J’ai suivi des ombres durant toute la création de Ballad of the Shadow. Elles ont favorisé des audaces et des expérimentations nouvelles pour moi. Le statut hybride d’expérimentateur d’outils technologiques nouveaux et de musicien a autorisé aussi des prises de risque : j’étais protégé par l’expérience, aussi importante que le résultat.
Tout a commencé par ces six notes qui ont accroché mon oreille :
Étrange cette mélodie mais terriblement entêtante. La machine avait analysé 429 partitions de standards de Jazz, il y avait donc matière à générer de la musique, des millions de possibilités, même en imposant des contraintes de notes ou d’accords. Au fil des clics (chaque clic c’est une nouvelle proposition qu’il faut garder ou non), le morceau est apparu avec au centre ces quelques notes de musique. La boucle de 8 mesures marchait très bien.
Que faire de cette mélodie?
J’ai tâtonné, je me suis fourvoyé dans des impasses mais cette mélodie me semblait trop forte pour ne pas insister.

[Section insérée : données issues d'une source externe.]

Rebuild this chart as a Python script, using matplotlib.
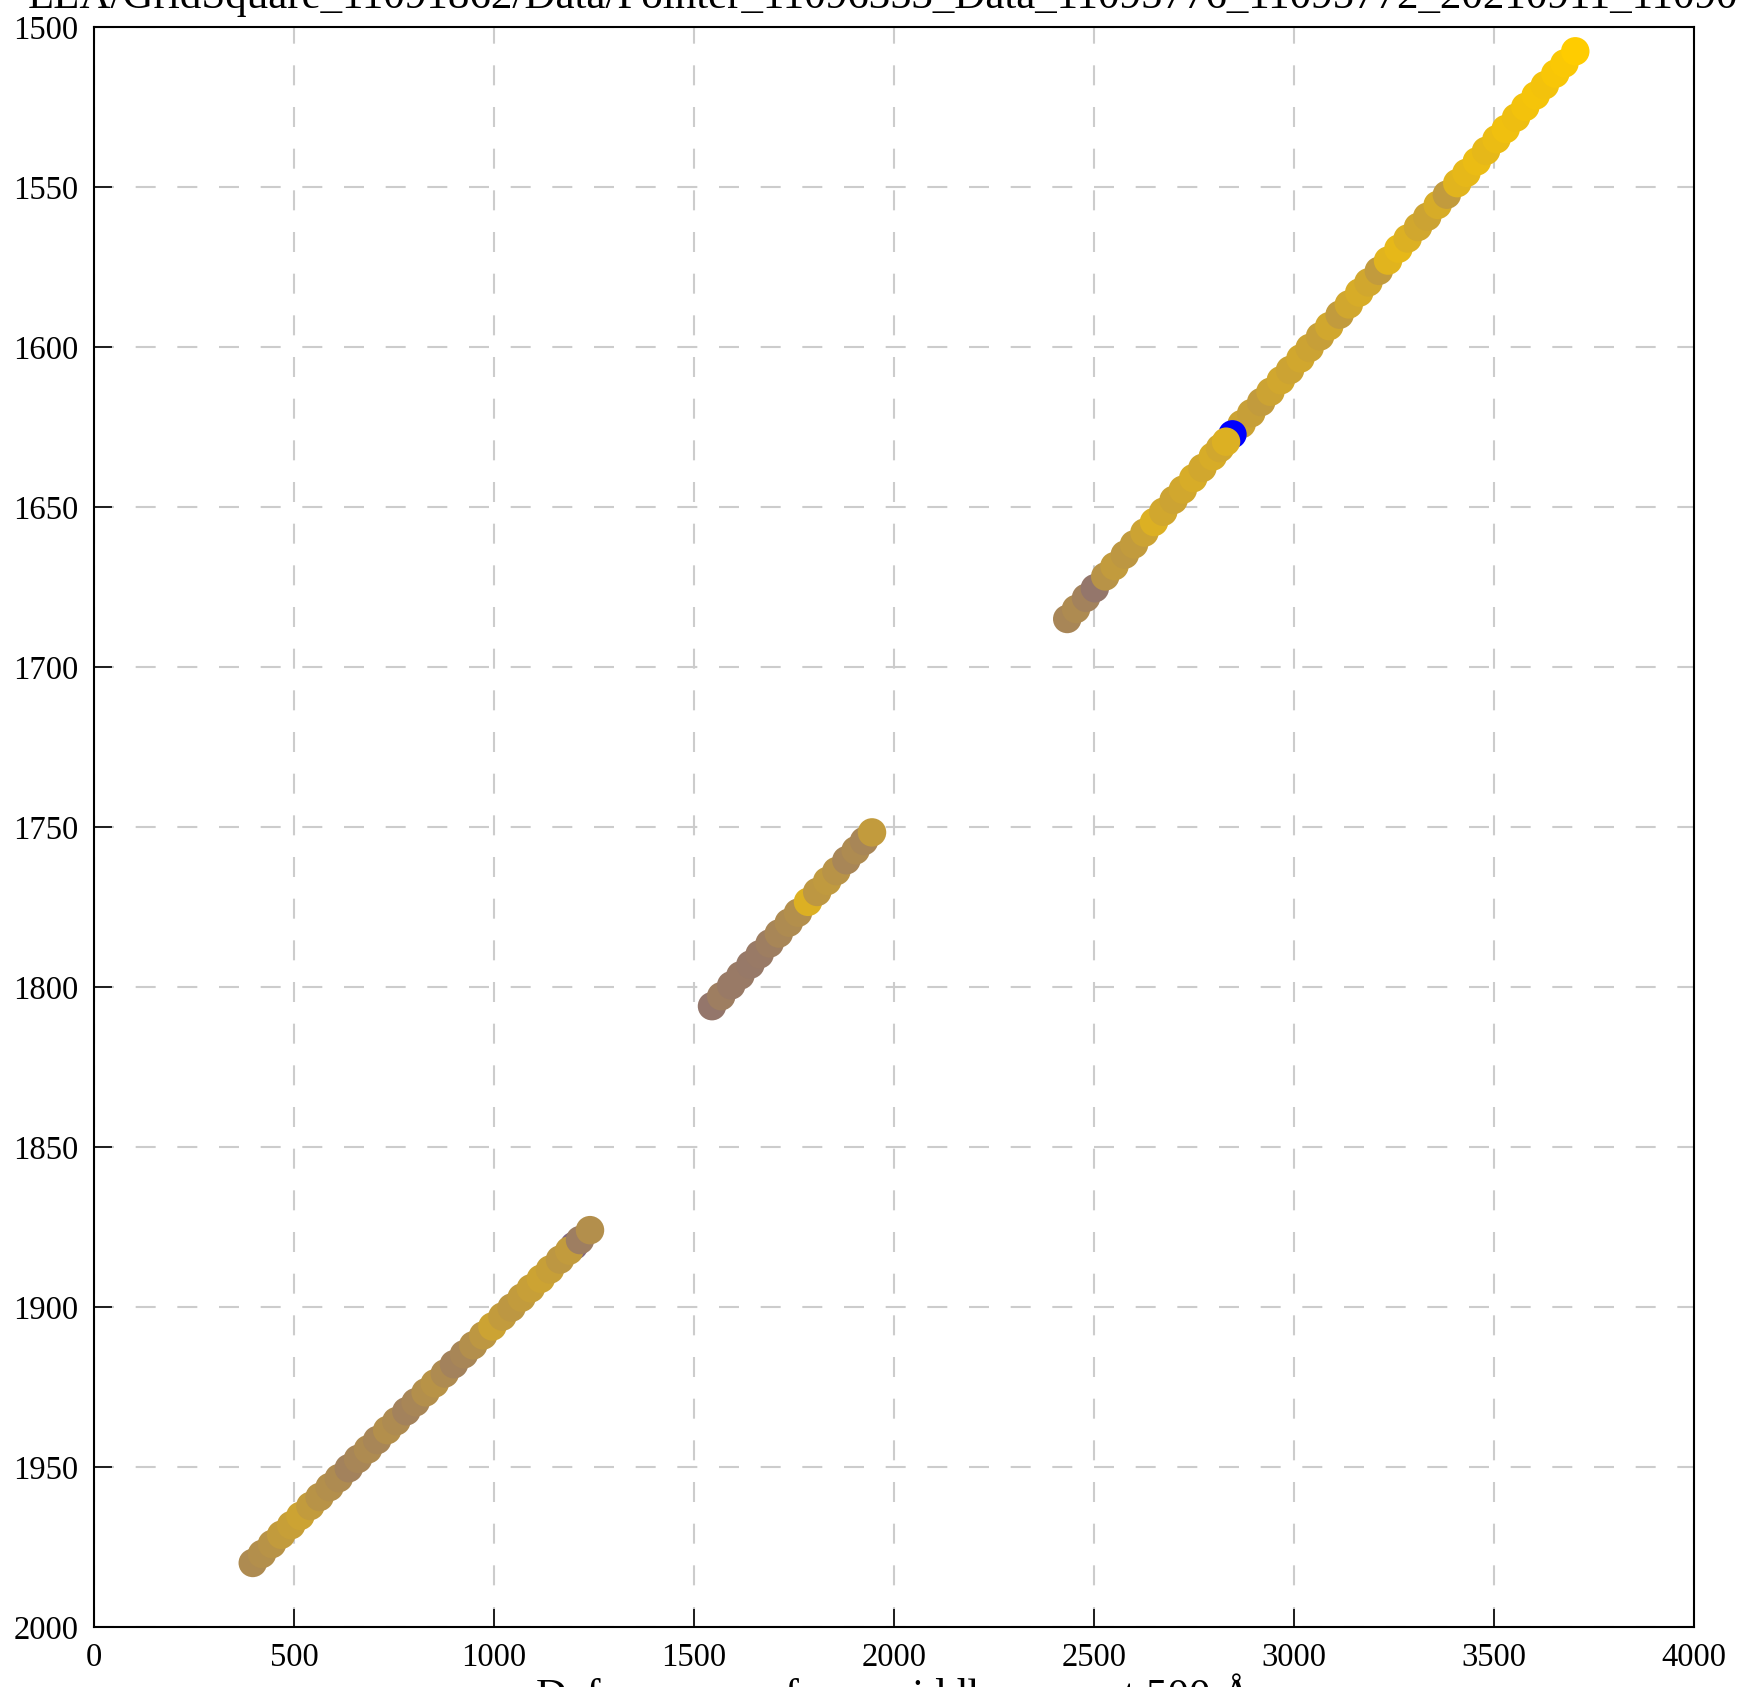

Parmi ces impasses, une version dessin animé western où j’imaginais Mr Shadow sur un cheval élastique avançant dans un désert bizarre.
une version Nintendo
et même une très improbable version dans le style de Ruychi Sakamoto.
Pas gagné… J’avais le titre, La Ballade de l’Ombre mais je n’avais pas la forme.
SKYGGE
Dès le début de mon expérience avec Flow Machines en 2015, j’ai associé de façon un peu inconsciente ce projet au conte d’Andersen, L’Ombre. En m’inspirant de l’idée du conte avec cette Ombre qui s’émancipe du personnage réel, je pouvais jouer avec les ombres des chansons, des compositeurs dont je nourrissais la machine. Dans ce jeu d’ombre, il me semblait exclu d’avoir un chant trop réaliste. Il fallait que le son de la voix évoque cette ombre. Je devais inventer un processus de production qui évoque cette ombre vocale.
J’ai commencé par aller pêcher une voix sur le net. J’ai trouvé un Cow-Boy qui chantait une chanson de western. J’ai découpé cette voix syllabe par syllabe que j’ai étiré, dont j’ai modifié la hauteur pour la forcer chanter ma mélodie. Au bout de quelques heures, j’avais mon titre, couplet, pré refrain.
Pour composer le refrain, j’ai commencé par allonger une syllabe de cette voix, au maximum comme une guimauve. Le vibrato ondulait au ralenti. J’ai créé un tapis doux de notes en quartes. Le retour au couplet était simple, avec un accord de neuvième un peu blues.
Plus tard, ce processus de transformation d’une voix deviendra un outil de Flow Machines, permettant de générer des voix en un clic, Mashmelo.
Pour créer le décor musical de mon shadow opéra, j’ai entré dans la machine un titre d’ambiant de Bruno Ryan. Je l’ai fait générer par l’IA sur ma partition de Ballad of the Shadow en ralentissant le tempo à 80 pbm. L’ambiance était très belle, un roulement de caisse claire assourdie m’a donné le groove du morceau.
C’était une révélation pour moi. Je nouais avec un pan de ma créativité qui n’avait jusqu’à lors pas assez eu l’occasion de s’exprimer. Fruit d’une double distanciation, le jeu avec une entité extérieure, la machine et un dédoublement avec une ombre comme interprète, le son que j’avais créé me correspondait pourtant entièrement. Ça m’a rappelé une chanson de Katerine « ne soyez jamais vous-même! ». Je n’aurais jamais écrit un tel morceau sans une IA. J’avais crée mon ombre, qui s’avère être un Cow Boy de l’espâââââce.
Pour convaincre les autres musiciens, cette chanson a été décisive.